Sasse's wife, Melissa, who had an aneurysm and a series of strokes in 2007, was recently diagnosed with epilepsy and has been having “a new batch of memory issues," he said.

“We’ve battled some nasty seizures the last couple years, but she’s always remained a warrior,” he said.

The couple has two daughters in college, and their youngest child is turning 13, he said.

Sasse, a Republican, left the senate last year after being named the 13th president of the university.

While in the Senate, he was a prominent critic of former President Donald Trump who joined with a handful of other Republicans to vote in favor of conviction in his impeachment trial after the 2021 Capitol riot. That led to criticism from within Sasse's own party even though he voted with Trump 85% of the time and helped get his three Supreme Court nominees confirmed.

Sasse was a controversial pick to head the University of Florida, and he faced vocal opposition from some faculty and students who objected to his stance against same-sex marriage and positions on other LGBTQ issues. Some faculty and students also questioned his qualifications to run such a sprawling school with more than 50,000 students. The university's faculty Senate voted no confidence on an opaque selection process in which Sasse emerged as the sole finalist.

Asked Friday to describe Sasse's legacy at the school, Meera Sitharam, chapter president for the union representing the university's faculty said, “I don't think he has done very much that was positive.”

Sasse did little to protect the university's faculty and students from the political meddling of Gov. Ron DeSantis' administration, implied faculty members weren't productive and infringed on students' rights to peacefully protest Israel's response to the Oct. 7 attack by Hamas, she said.

A report by the American Association of University Professors released last December said academic freedom and independent governance have been under political and ideological assault in Florida’s university system during the tenure of DeSantis.

Among other things, the Republican-controlled Legislature last year passed a law that requires a review every five years of tenured professors and forces state universities to be accredited by a different agency each accreditation cycle. Tenured professors traditionally have been given indefinite academic appointments to promote academic freedom, the report said.

Earlier this year, the university eliminated diversity, equity and inclusion positions at the school after DeSantis signed a bill last year blocking public colleges and universities from using federal or state funding on diversity programs.
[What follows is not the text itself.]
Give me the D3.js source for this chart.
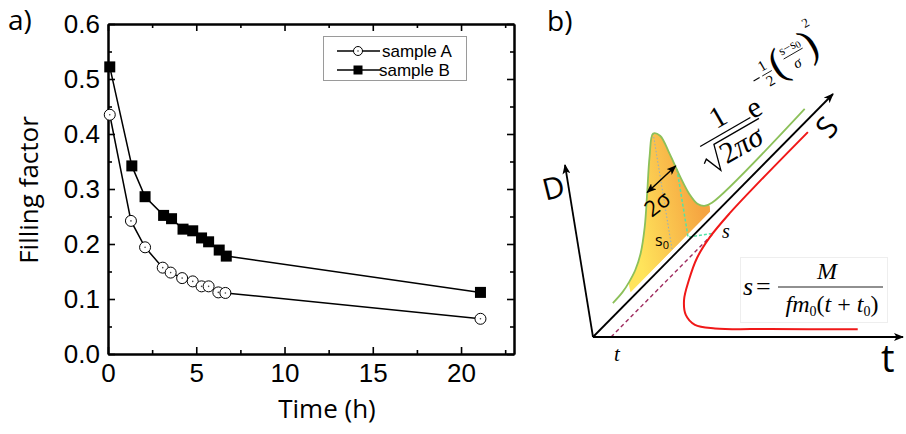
<!DOCTYPE html>
<html>
<head>
<meta charset="utf-8">
<script src="https://cdn.jsdelivr.net/npm/d3@7"></script>
<style>
  body { margin: 0; background: #fff; }
  svg { display: block; }
</style>
</head>
<body>
<svg id="fig" width="906" height="434"></svg>
<script>
// ---- panel a) values ----
var seriesNames = ["sample A", "sample B"];
var timeA = [0.1, 1.3, 2.1, 3.1, 3.55, 4.2, 4.8, 5.3, 5.7, 6.25, 6.65, 21.1];
var fillA = [0.435, 0.242, 0.194, 0.157, 0.148, 0.138, 0.132, 0.123, 0.123, 0.112, 0.111, 0.064];
var timeB = [0.1, 1.35, 2.1, 3.15, 3.6, 4.25, 4.8, 5.3, 5.7, 6.3, 6.7, 21.1];
var fillB = [0.522, 0.342, 0.286, 0.252, 0.246, 0.227, 0.224, 0.211, 0.204, 0.189, 0.178, 0.112];
var xMajor = [0, 5, 10, 15, 20];
var xMinor = [2.5, 7.5, 12.5, 17.5, 22.5];
var yMajor = [0, 0.1, 0.2, 0.3, 0.4, 0.5, 0.6];
var yMinor = [0.05, 0.15, 0.25, 0.35, 0.45, 0.55];

// ---- panel b) sketch, read in the sketch's own oblique units ----
// green curve: position along s, height above its baseline (along D)
var greenS = [31, 45, 55, 65, 75, 85, 95, 105, 114, 122, 130, 138, 146, 154, 162, 172, 304];
var greenH = [0, 1, 4, 9, 19, 38, 66, 95, 112, 104, 80, 52, 28, 12, 4, 0, 0];
// red curve s(t)
var redT = [12.5, 13, 14.5, 18.3, 26, 39.7, 54.5, 71, 90, 113.6, 169, 257];
var redS = [288, 219, 174, 140, 111, 80, 52, 31, 17, 12, 11.2, 11];

var svg = d3.select("#fig");
var sansA = "Liberation Sans, Arial, sans-serif";
var sansB = "Open Sans, sans-serif";
var serif = "Liberation Serif, Times New Roman, serif";

// ================= panel a =================
var x = d3.scaleLinear().domain([0, 23]).range([108, 514]);
var y = d3.scaleLinear().domain([0, 0.6]).range([354, 24]);

function addAxis(axis, tr) {
  var g = svg.append("g").attr("transform", tr).call(axis)
    .attr("font-size", 26).attr("font-family", sansA);
  g.select(".domain").attr("stroke-width", 2);
  g.selectAll(".tick line").attr("stroke-width", 1.6);
  g.selectAll(".tick text").attr("fill", "#000");
  return g;
}

addAxis(d3.axisBottom(x).tickValues(xMinor).tickFormat("").tickSize(-4).tickSizeOuter(0), "translate(0,354)");
addAxis(d3.axisTop(x).tickValues(xMinor).tickFormat("").tickSize(-4).tickSizeOuter(0), "translate(0,24)");
addAxis(d3.axisLeft(y).tickValues(yMinor).tickFormat("").tickSize(-4).tickSizeOuter(0), "translate(108,0)");
addAxis(d3.axisRight(y).tickValues(yMinor).tickFormat("").tickSize(-4).tickSizeOuter(0), "translate(514,0)");
addAxis(d3.axisBottom(x).tickValues(xMajor).tickFormat(d3.format("d")).tickSize(-7).tickSizeOuter(0).tickPadding(10), "translate(0,354)");
addAxis(d3.axisTop(x).tickValues(xMajor).tickFormat("").tickSize(-7).tickSizeOuter(0), "translate(0,24)");
addAxis(d3.axisLeft(y).tickValues(yMajor).tickFormat(d3.format(".1f")).tickSize(-7).tickSizeOuter(0).tickPadding(8), "translate(108,0)");
addAxis(d3.axisRight(y).tickValues(yMajor).tickFormat("").tickSize(-7).tickSizeOuter(0), "translate(514,0)");

var line = d3.line().x(function(d) { return x(d[0]); }).y(function(d) { return y(d[1]); });
var ptsA = d3.zip(timeA, fillA);
var ptsB = d3.zip(timeB, fillB);

[ptsA, ptsB].forEach(function(p) {
  svg.append("path").attr("d", line(p)).attr("fill", "none")
    .attr("stroke", "#000").attr("stroke-width", 1.5);
});

function circleMark(g, cx, cy, r) {
  g.append("circle").attr("cx", cx).attr("cy", cy).attr("r", r)
    .attr("fill", "#fff").attr("stroke", "#000").attr("stroke-width", 1);
  g.append("circle").attr("cx", cx).attr("cy", cy).attr("r", 0.8).attr("fill", "#444");
}
function squareMark(g, cx, cy, a) {
  g.append("rect").attr("x", cx - a / 2).attr("y", cy - a / 2)
    .attr("width", a).attr("height", a).attr("fill", "#000");
}

var marks = svg.append("g");
ptsB.forEach(function(d) { squareMark(marks, x(d[0]), y(d[1]), 11); });
ptsA.forEach(function(d) { circleMark(marks, x(d[0]), y(d[1]), 5.5); });

// legend
var leg = svg.append("g");
leg.append("rect").attr("x", 323.5).attr("y", 36.5).attr("width", 143).attr("height", 44)
  .attr("fill", "#fff").attr("stroke", "#9a9a9a").attr("stroke-width", 1);
seriesNames.forEach(function(name, i) {
  var ly = 51 + i * 19;
  leg.append("line").attr("x1", 337).attr("x2", 380).attr("y1", ly).attr("y2", ly)
    .attr("stroke", "#000").attr("stroke-width", 1.6);
  if (i === 0) circleMark(leg, 358, ly, 4.5); else squareMark(leg, 358, ly, 9);
  leg.append("text").attr("x", i === 0 ? 382 : 379).attr("y", ly + 6)
    .attr("font-family", sansA).attr("font-size", 17).text(name);
});

svg.append("text").attr("x", 327).attr("y", 418).attr("text-anchor", "middle")
  .attr("font-family", sansB).attr("font-size", 26).text("Time (h)");
svg.append("text").attr("transform", "translate(38,190) rotate(-90)").attr("text-anchor", "middle")
  .attr("font-family", sansB).attr("font-size", 26).text("Filling factor");
svg.append("text").attr("x", 8).attr("y", 30).attr("font-family", sansB).attr("font-size", 28).text("a)");
svg.append("text").attr("x", 547).attr("y", 31).attr("font-family", sansB).attr("font-size", 28).text("b)");

// ================= panel b =================
var O = [593, 337];
var uS = [0.7027, -0.7115];   // s direction
var uD = [-0.1607, -0.9868];  // D direction
var base = 12;                // green baseline offset from the s axis
function pSD(s, d) { return [O[0] + s * uS[0] + d * uD[0], O[1] + s * uS[1] + d * uD[1]]; }
function pTS(t, s) { return [O[0] + t + s * uS[0], O[1] + s * uS[1]]; }

var defs = svg.append("defs");
defs.append("marker").attr("id", "arr").attr("viewBox", "0 0 10 8")
  .attr("refX", 9).attr("refY", 4).attr("markerWidth", 10).attr("markerHeight", 8)
  .attr("markerUnits", "userSpaceOnUse").attr("orient", "auto-start-reverse")
  .append("path").attr("d", "M0,0 L10,4 L0,8 L2.5,4 z").attr("fill", "#000");
var grad = defs.append("linearGradient").attr("id", "fillg").attr("gradientUnits", "userSpaceOnUse")
  .attr("x1", 636).attr("y1", 240).attr("x2", 706).attr("y2", 225);
grad.append("stop").attr("offset", 0).attr("stop-color", "#ffe45b");
grad.append("stop").attr("offset", 1).attr("stop-color", "#f5a441");

var cr = d3.line().curve(d3.curveCatmullRom.alpha(0.5));
var green = d3.zip(greenS, greenH);

// filled hump
var inner = green.filter(function(d) { return d[0] >= 55 && d[0] <= 162; });
var hump = [pSD(55, 6)].concat(inner.map(function(d) { return pSD(d[0], base + d[1]); }), [pSD(168, base + 1), pSD(168, 6)]);
svg.append("path").attr("d", d3.line().curve(d3.curveLinearClosed)(hump)).attr("fill", "url(#fillg)");
svg.append("path").attr("d", cr(hump)).attr("fill", "url(#fillg)");

// dotted line from the peak down, dashed projections
svg.append("path").attr("d", d3.line()([pSD(114, base + 112), pSD(114, 6)]))
  .attr("stroke", "#8eaec6").attr("stroke-width", 1).attr("stroke-dasharray", "1.5,2").attr("fill", "none");
var tDash = 18, sDash = 146;
svg.append("path").attr("d", d3.line()([pTS(tDash, 0), pTS(tDash, sDash)]))
  .attr("stroke", "#9e2a5e").attr("stroke-width", 1.4).attr("stroke-dasharray", "4,3").attr("fill", "none");
svg.append("path").attr("d", d3.line()([pSD(136, base + 60), pSD(136, 3), pTS(tDash, sDash)]))
  .attr("stroke", "#55e3a4").attr("stroke-width", 1.5).attr("stroke-dasharray", "3,2").attr("fill", "none");

// green curve
svg.append("path").attr("d", cr(green.map(function(d) { return pSD(d[0], base + d[1]); })))
  .attr("fill", "none").attr("stroke", "#8cc05a").attr("stroke-width", 1.8);

// red curve
svg.append("path").attr("d", cr(d3.zip(redT, redS).map(function(d) { return pTS(d[0], d[1]); })))
  .attr("fill", "none").attr("stroke", "#f01818").attr("stroke-width", 2);

// axes of the sketch
[[O, [903, 337]], [O, [833, 94]], [O, [565, 165]]].forEach(function(a) {
  svg.append("path").attr("d", d3.line()(a)).attr("stroke", "#000").attr("stroke-width", 1.8)
    .attr("fill", "none").attr("marker-end", "url(#arr)");
});

// 2 sigma arrow
svg.append("path").attr("d", d3.line()([pSD(95, base + 66), pSD(135, base + 64)]))
  .attr("stroke", "#000").attr("stroke-width", 1.5).attr("fill", "none")
  .attr("marker-start", "url(#arr)").attr("marker-end", "url(#arr)");
svg.append("text").attr("transform", "translate(662,210) rotate(-38)").attr("text-anchor", "middle")
  .attr("font-family", sansB).attr("font-size", 22).text("2σ");

var s0 = svg.append("text").attr("x", 655).attr("y", 246).attr("font-family", sansB).attr("font-size", 16);
s0.append("tspan").text("s");
s0.append("tspan").attr("font-size", 11).attr("dy", 3).text("0");

svg.append("text").attr("x", 722).attr("y", 238).attr("font-family", serif).attr("font-style", "italic")
  .attr("font-size", 20).text("s");
svg.append("text").attr("x", 614).attr("y", 361).attr("font-family", serif).attr("font-style", "italic")
  .attr("font-size", 21).text("t");
svg.append("text").attr("x", 881).attr("y", 372).attr("font-family", sansB).attr("font-size", 38).text("t");
svg.append("text").attr("transform", "translate(556,198) rotate(-14)").attr("text-anchor", "middle")
  .attr("font-family", sansB).attr("font-size", 30).text("D");
svg.append("text").attr("transform", "translate(835,134) rotate(-50)").attr("text-anchor", "middle")
  .attr("font-family", sansB).attr("font-size", 30).text("S");

// gaussian formula, written along a -30 degree baseline
var fg = svg.append("g").attr("transform", "translate(727,131) rotate(-30)")
  .attr("font-family", serif);
fg.append("text").attr("x", -1).attr("y", -7).attr("text-anchor", "middle").attr("font-size", 30).text("1");
fg.append("line").attr("x1", -31).attr("x2", 27).attr("y1", 0).attr("y2", 0).attr("stroke", "#000").attr("stroke-width", 1.3);
fg.append("path").attr("d", "M-36,17 L-32,14 L-25,31 L-18,5 L34,5").attr("fill", "none")
  .attr("stroke", "#000").attr("stroke-width", 1.3);
var den = fg.append("text").attr("x", -17).attr("y", 29).attr("font-size", 30);
den.append("tspan").text("2");
den.append("tspan").attr("font-style", "italic").text("πσ");
fg.append("text").attr("x", 28).attr("y", 3).attr("font-size", 30).text("e");
fg.append("line").attr("x1", 48).attr("x2", 55).attr("y1", -30).attr("y2", -30).attr("stroke", "#000");
fg.append("text").attr("x", 63).attr("y", -34).attr("text-anchor", "middle").attr("font-size", 15).text("1");
fg.append("line").attr("x1", 58).attr("x2", 69).attr("y1", -30).attr("y2", -30).attr("stroke", "#000").attr("stroke-width", 0.8);
fg.append("text").attr("x", 63).attr("y", -17).attr("text-anchor", "middle").attr("font-size", 15).text("2");
fg.append("text").attr("x", 77).attr("y", -19.5).attr("text-anchor", "middle").attr("font-size", 42).text("(");
var num = fg.append("text").attr("x", 96).attr("y", -38).attr("text-anchor", "middle").attr("font-size", 13);
num.append("tspan").text("s−s");
num.append("tspan").attr("font-size", 10).attr("dy", 2).text("0");
fg.append("line").attr("x1", 85).attr("x2", 107).attr("y1", -34).attr("y2", -34).attr("stroke", "#000").attr("stroke-width", 0.8);
fg.append("text").attr("x", 95).attr("y", -19).attr("text-anchor", "middle").attr("font-size", 15)
  .attr("font-style", "italic").text("σ");
fg.append("text").attr("x", 114).attr("y", -21).attr("text-anchor", "middle").attr("font-size", 42).text(")");
fg.append("text").attr("x", 122).attr("y", -50).attr("text-anchor", "middle").attr("font-size", 13).text("2");

// s(t) formula
var fb = svg.append("g").attr("font-family", serif);
fb.append("rect").attr("x", 740.5).attr("y", 257.5).attr("width", 147).attr("height", 65)
  .attr("fill", "#fff").attr("stroke", "#eeeeee");
fb.append("text").attr("x", 743).attr("y", 295).attr("font-size", 26).attr("font-style", "italic").text("s");
fb.append("text").attr("x", 756).attr("y", 295).attr("font-size", 26).text("=");
fb.append("line").attr("x1", 778).attr("x2", 883).attr("y1", 287).attr("y2", 287).attr("stroke", "#222").attr("stroke-width", 1.2);
fb.append("text").attr("x", 827).attr("y", 279).attr("text-anchor", "middle").attr("font-size", 24)
  .attr("font-style", "italic").text("M");
var dn = fb.append("text").attr("x", 832).attr("y", 312).attr("text-anchor", "middle").attr("font-size", 24);
dn.append("tspan").attr("font-style", "italic").text("fm");
dn.append("tspan").attr("font-size", 14).attr("dy", 4).text("0");
dn.append("tspan").attr("dy", -4).text("(");
dn.append("tspan").attr("font-style", "italic").text("t");
dn.append("tspan").text(" + ");
dn.append("tspan").attr("font-style", "italic").text("t");
dn.append("tspan").attr("font-size", 14).attr("dy", 4).text("0");
dn.append("tspan").attr("dy", -4).text(")");
</script>
</body>
</html>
The $5 million that had been earmarked for the DEI programs was diverted into a faculty recruitment fund.

Earlier this month, the University of Florida kicked out of school some pro-Palestinian protesters who were arrested during an April demonstration, overruling a lighter sentence that had been recommended by hearing bodies who heard testimony and watched police video of the protest.

“We wish we didn’t have to, but the students weighed the costs, made their decisions, and will own the consequences as adults,” Sasse said in a May opinion piece in the Wall Street Journal. “We’re a university, not a daycare. We don’t coddle emotions, we wrestle with ideas.”

The chair of the university's board of trustees, Mori Hosseini, thanked Sasse for his leadership.

“He has left a lasting impact on the university and all of those associated with it. We wish Ben all the best as he steps back to focus on his family,” Hosseini said.

Sasse thanked the university for welcoming his family and said he was grateful for the professors and students as well those behind the scenes, like third-shift maintenance crews and the early morning cafeteria workers.

“We love you. You touched our hearts and made this more than a job — you made it our community,” Sasse said. “That’s why we’re not going anywhere.”